-- start MATERIAL PROVIDED --

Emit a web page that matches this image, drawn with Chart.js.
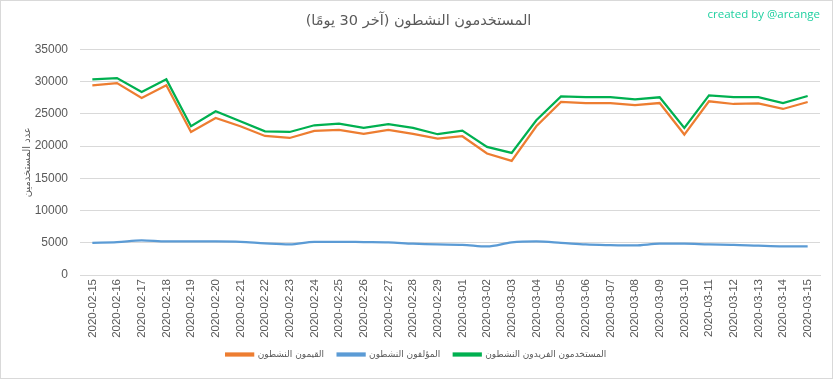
<!DOCTYPE html>
<html>
<head>
<meta charset="utf-8">
<script src="https://cdn.jsdelivr.net/npm/chart.js@4/dist/chart.umd.min.js"></script>
<style>
  html, body { margin: 0; padding: 0; background: #fff; }
  #wrap { width: 833px; height: 379px; box-sizing: border-box; border: 1px solid #d9d9d9; position: relative; }
</style>
</head>
<body>
<div id="wrap"><canvas id="chart"></canvas></div>
<script>
const days = [
  '2020-02-15', '2020-02-16', '2020-02-17', '2020-02-18', '2020-02-19',
  '2020-02-20', '2020-02-21', '2020-02-22', '2020-02-23', '2020-02-24',
  '2020-02-25', '2020-02-26', '2020-02-27', '2020-02-28', '2020-02-29',
  '2020-03-01', '2020-03-02', '2020-03-03', '2020-03-04', '2020-03-05',
  '2020-03-06', '2020-03-07', '2020-03-08', '2020-03-09', '2020-03-10',
  '2020-03-11', '2020-03-12', '2020-03-13', '2020-03-14', '2020-03-15'
]

// القيمون النشطون
const curators = [
  29430, 29780, 27460, 29430, 22190, 24360, 23080, 21570, 21260, 22350,
  22500, 21880, 22500, 21880, 21170, 21530, 18850, 17700, 23080, 26840,
  26680, 26680, 26370, 26680, 21790, 26950, 26530, 26640, 25760, 26840
]

// المؤلفون النشطون
const authors = [
  5000, 5100, 5360, 5200, 5200, 5200, 5150, 4900, 4740, 5150,
  5150, 5100, 5050, 4850, 4740, 4690, 4430, 5050, 5200, 5000,
  4740, 4640, 4590, 4850, 4850, 4740, 4690, 4540, 4430, 4430
]

// المستخدمون الفريدون النشطون
const uniques = [
  30350, 30560, 28390, 30350, 23080, 25400, 23850, 22300, 22190, 23230,
  23490, 22810, 23390, 22810, 21840, 22410, 19870, 18940, 24000, 27720,
  27610, 27610, 27260, 27570, 22810, 27880, 27610, 27610, 26680, 27770
]

const seriesNames = ['القيمون النشطون', 'المؤلفون النشطون', 'المستخدمون الفريدون النشطون']
const yTicks = [0, 5000, 10000, 15000, 20000, 25000, 30000, 35000]

const arabicFont = '"DejaVu Sans", sans-serif'

// "created by" note, top right
const watermark = {
  id: 'watermark',
  afterDraw: chart => {
    const ctx = chart.ctx
    ctx.save()
    ctx.font = '11.5px "Open Sans", sans-serif'
    ctx.fillStyle = '#1fd0a0'
    ctx.textAlign = 'right'
    ctx.textBaseline = 'middle'
    ctx.fillText('created by @arcange', 819, 14)
    ctx.restore()
  }
}

// a little extra room after each legend entry
const legendLabels = chart =>
  Chart.defaults.plugins.legend.labels.generateLabels(chart).map(item => ({
    ...item,
    text: item.text + '\u2002'
  }))

const context = document.getElementById('chart')
const myChart = new Chart(context, {
  type: 'line',
  data: {
    labels: days,
    datasets: [
      {
        label: seriesNames[0],
        data: curators,
        borderColor: '#ED7D31',
        backgroundColor: '#ED7D31',
        borderWidth: 2.25,
        pointRadius: 0,
        tension: 0
      },
      {
        label: seriesNames[1],
        data: authors,
        borderColor: '#5B9BD5',
        backgroundColor: '#5B9BD5',
        borderWidth: 2.25,
        pointRadius: 0,
        cubicInterpolationMode: 'monotone'
      },
      {
        label: seriesNames[2],
        data: uniques,
        borderColor: '#00B050',
        backgroundColor: '#00B050',
        borderWidth: 2.25,
        pointRadius: 0,
        tension: 0
      }
    ]
  },
  options: {
    responsive: true,
    maintainAspectRatio: false,
    animation: false,
    layout: {
      padding: { left: 16, right: 12, top: 4, bottom: 9 }
    },
    plugins: {
      title: {
        display: true,
        text: 'المستخدمون النشطون (آخر 30 يومًا)',
        color: '#595959',
        font: { family: arabicFont, size: 14.5, weight: 'normal' },
        padding: { top: 8, bottom: 19 }
      },
      legend: {
        position: 'bottom',
        labels: {
          color: '#595959',
          font: { family: arabicFont, size: 9 },
          boxWidth: 27,
          boxHeight: 2,
          padding: 9,
          generateLabels: legendLabels
        }
      },
      tooltip: { enabled: false }
    },
    scales: {
      x: {
        offset: true,
        grid: { display: false, drawTicks: false },
        border: { color: '#d9d9d9' },
        ticks: {
          color: '#595959',
          font: { family: '"Liberation Sans", sans-serif', size: 11.5 },
          maxRotation: 90,
          minRotation: 90,
          autoSkip: false,
          padding: 4
        },
        afterFit: scale => { scale.height = 66 }
      },
      y: {
        min: 0,
        max: 35000,
        afterBuildTicks: axis => {
          axis.ticks = yTicks.map(v => ({ value: v }))
        },
        afterFit: scale => { scale.width = 63 },
        grid: { color: '#d9d9d9', drawTicks: false },
        border: { display: false },
        ticks: {
          color: '#595959',
          font: { family: '"Liberation Sans", sans-serif', size: 12 },
          padding: 12,
          callback: value => String(value)
        },
        title: {
          display: true,
          text: 'عدد المستخدمين',
          color: '#595959',
          font: { family: arabicFont, size: 10 },
          padding: 4
        }
      }
    }
  },
  plugins: [watermark]
})
</script>
</body>
</html>
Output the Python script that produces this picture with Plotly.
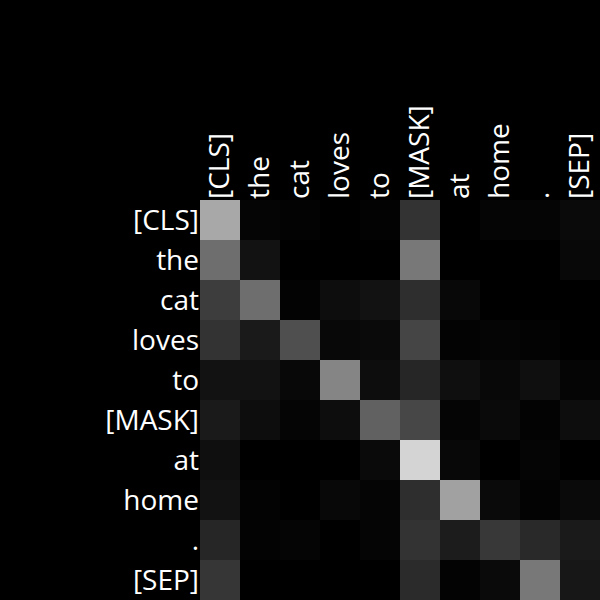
import plotly.graph_objects as go

tokens = ["[CLS]", "the", "cat", "loves", "to", "[MASK]", "at", "home", ".", "[SEP]"]

# attention weights (rows = query token, cols = key token)
attn = [
    [0.66, 0.02, 0.01, 0.00, 0.01, 0.20, 0.00, 0.02, 0.02, 0.04],
    [0.43, 0.07, 0.00, 0.00, 0.00, 0.47, 0.00, 0.00, 0.00, 0.03],
    [0.24, 0.43, 0.01, 0.05, 0.07, 0.18, 0.03, 0.00, 0.00, 0.00],
    [0.20, 0.10, 0.31, 0.03, 0.04, 0.27, 0.01, 0.02, 0.01, 0.00],
    [0.07, 0.07, 0.03, 0.52, 0.05, 0.15, 0.06, 0.03, 0.06, 0.02],
    [0.10, 0.05, 0.02, 0.05, 0.38, 0.28, 0.02, 0.04, 0.01, 0.05],
    [0.06, 0.00, 0.00, 0.00, 0.04, 0.83, 0.03, 0.00, 0.02, 0.00],
    [0.07, 0.01, 0.00, 0.03, 0.02, 0.18, 0.63, 0.04, 0.01, 0.04],
    [0.15, 0.01, 0.02, 0.00, 0.02, 0.20, 0.11, 0.22, 0.16, 0.10],
    [0.21, 0.00, 0.00, 0.00, 0.00, 0.17, 0.01, 0.04, 0.47, 0.09],
]

fig = go.Figure(
    go.Heatmap(
        z=attn,
        x=tokens,
        y=tokens,
        zmin=0,
        zmax=1,
        colorscale=[[0, "#000000"], [1, "#ffffff"]],
        showscale=False,
        xgap=0,
        ygap=0,
    )
)

fig.update_layout(
    width=600,
    height=600,
    margin=dict(l=200, r=0, t=200, b=0),
    paper_bgcolor="#000000",
    plot_bgcolor="#000000",
    font=dict(family="Open Sans", size=28, color="#ffffff"),
    xaxis=dict(side="top", tickangle=-90, showgrid=False, zeroline=False,
               ticks="", showline=False, type="category"),
    yaxis=dict(autorange="reversed", showgrid=False, zeroline=False,
               ticks="", showline=False, type="category"),
)

fig.write_html("out.html")
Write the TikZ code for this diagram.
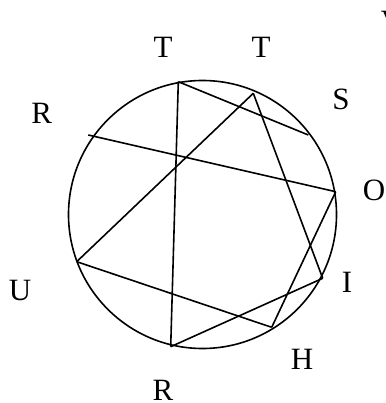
\documentclass[tikz,border=0pt]{standalone}
\usepackage{fontspec}
\setmainfont{Liberation Serif}
\begin{document}
\begin{tikzpicture}[x=1pt,y=-1pt,line width=1.6pt]
  \tikzset{letter/.style={font=\fontsize{31}{31}\selectfont, inner sep=0pt}}
  \useasboundingbox (0,0) rectangle (385,403);
  \draw (202.5,214.5) circle (134pt);
  % points on the ring
  \coordinate (pT1) at (178.3,81.7);
  \coordinate (pT2) at (253.3,93.3);
  \coordinate (pS) at (308.3,135);
  \coordinate (pR1) at (88.3,135);
  \coordinate (pO) at (335.7,191.7);
  \coordinate (pI) at (322.7,278.3);
  \coordinate (pH) at (271.7,327.3);
  \coordinate (pR2) at (170.7,346.7);
  \coordinate (pU) at (76.7,261.7);
  % chords
  \draw (pT1) -- (pR2);
  \draw (pT1) -- (pS);
  \draw (pT2) -- (pU);
  \draw (pT2) -- (pI);
  \draw (pR1) -- (pO);
  \draw (pO) -- (pH);
  \draw (pU) -- (pH);
  \draw (pR2) -- (pI);
  % letters
  \node[letter] (lT1) at (163,47) {T};
  \node[letter] (lT2) at (261,47) {T};
  \node[letter, anchor=west] (lV) at (380,22) {V};
  \node[letter] (lR1) at (41.7,113) {R};
  \node[letter] (lS) at (341,99) {S};
  \node[letter, anchor=west] (lO) at (362,190) {O};
  \node[letter] (lU) at (20,290) {U};
  \node[letter] (lI) at (347,282) {I};
  \node[letter] (lH) at (302,359) {H};
  \node[letter] (lR2) at (163,390) {R};
\end{tikzpicture}
\end{document}
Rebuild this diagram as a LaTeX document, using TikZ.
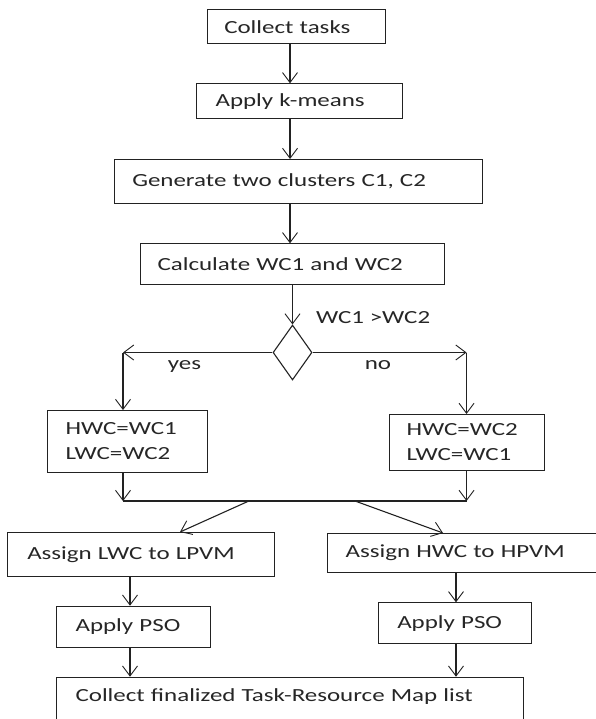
\documentclass[tikz,border=0pt]{standalone}
\usepackage{fontspec}
\setmainfont{Carlito}[FakeStretch=1.35]
\usetikzlibrary{arrows.meta,shapes.geometric,calc}
\definecolor{txt}{HTML}{262626}
\definecolor{lnc}{HTML}{222222}
\begin{document}
\begin{tikzpicture}[x=1pt,y=-1pt,
  every node/.style={text=txt, font=\fontsize{18.5}{25}\selectfont},
  box/.style={draw=lnc, line width=1.1pt, anchor=north west, align=left, inner ysep=0pt},
  arr/.style={draw=lnc, line width=1.1pt, -{Straight Barb[length=10pt,width=15pt,line width=0.9pt]}},
  plain/.style={draw=lnc, line width=1.1pt},
  lbl/.style={inner sep=0pt}]
\useasboundingbox (0,0) rectangle (595,719);
\fill[white] (0,0) rectangle (595,719);

% boxes
\node[box, minimum height=34pt, inner xsep=17pt, text width=144pt] (collect) at (206.7,9.3) {Collect tasks};
\node[box, minimum height=35pt, inner xsep=19.3pt, text width=167.4pt] (kmeans) at (195.7,83.3) {Apply k-means};
\node[box, minimum height=43.7pt, inner xsep=17.7pt, text width=332.6pt] (gen) at (114,159) {Generate two clusters C1, C2};
\node[box, minimum height=40.7pt, inner xsep=17pt, text width=270pt] (calc) at (140,243.3) {Calculate WC1 and WC2};
\node[draw=lnc, line width=1.1pt, diamond, minimum width=39pt, minimum height=55pt, inner sep=0pt] (dec) at (292.5,352.5) {};
\node[box, minimum height=61.7pt, inner xsep=18.3pt, text width=123.4pt] (hw1) at (46.7,410) {HWC=WC1\\LWC=WC2};
\node[box, minimum height=56pt, inner xsep=17pt, text width=121pt] (hw2) at (389,414) {HWC=WC2\\LWC=WC1};
\node[box, minimum height=44pt, inner xsep=19.4pt, text width=227.9pt] (lwc) at (7.3,532) {Assign LWC to LPVM};
\node[box, minimum height=39pt, inner xsep=18pt, text width=244pt] (hwc) at (327,533) {Assign HWC to HPVM};
\node[box, minimum height=41.6pt, inner xsep=19.3pt, text width=115.7pt] (pso1) at (55.7,605.7) {Apply PSO};
\node[box, minimum height=41pt, inner xsep=19pt, text width=115pt] (pso2) at (377.7,602.3) {Apply PSO};
\node[box, minimum height=60pt, inner xsep=19.3pt, text width=428.4pt] (final) at (55.7,676.7) {Collect finalized Task-Resource Map list\\~};

% labels
\node[lbl, anchor=base west] (cond) at (316,323) {WC1 >WC2};
\node[lbl, anchor=base] (yes) at (184.5,369) {yes};
\node[lbl, anchor=base] (no) at (378,369) {no};

% helper coordinates
\coordinate (sp) at (290,0);
\coordinate (yl) at (123,352.5);
\coordinate (nr) at (466.5,352.5);
\coordinate (ml) at (123,501);
\coordinate (mr) at (466.5,501);
\coordinate (d1) at (250,500.5);
\coordinate (d2) at (355,501);
\coordinate (x180) at (180,0);
\coordinate (x443) at (443,0);
\coordinate (xl) at (130,0);
\coordinate (xr) at (456,0);

% connectors
\draw[arr] (collect.south -| sp) -- (kmeans.north -| sp);
\draw[arr] (kmeans.south -| sp) -- (gen.north -| sp);
\draw[arr] (gen.south -| sp) -- (calc.north -| sp);
\draw[arr] (calc.south -| dec.north) -- (dec.north);
\draw[arr] (dec.west) -- (yl);
\draw[arr] (yl) -- (hw1.north -| yl);
\draw[arr] (dec.east) -- (nr);
\draw[arr] (nr) -- (hw2.north -| nr);
\draw[arr] (hw1.south -| ml) -- (ml);
\draw[arr] (hw2.south -| mr) -- (mr);
\draw[plain] (ml) -- (mr);
\draw[arr] (d1) -- (lwc.north -| x180);
\draw[arr] (d2) -- (hwc.north -| x443);
\draw[arr] (lwc.south -| xl) -- (pso1.north -| xl);
\draw[arr] (pso1.south -| xl) -- (final.north -| xl);
\draw[arr] (hwc.south -| xr) -- (pso2.north -| xr);
\draw[arr] (pso2.south -| xr) -- (final.north -| xr);
\end{tikzpicture}
\end{document}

-- end MATERIAL PROVIDED --

**GOAL OF THE EXERCISE:**
Which lines contain the word "with"? Copy each of them.

**OUTPUT:**
Emit a web page that matches this image, drawn with Chart.js.
Output the Python script that produces this picture with Plotly.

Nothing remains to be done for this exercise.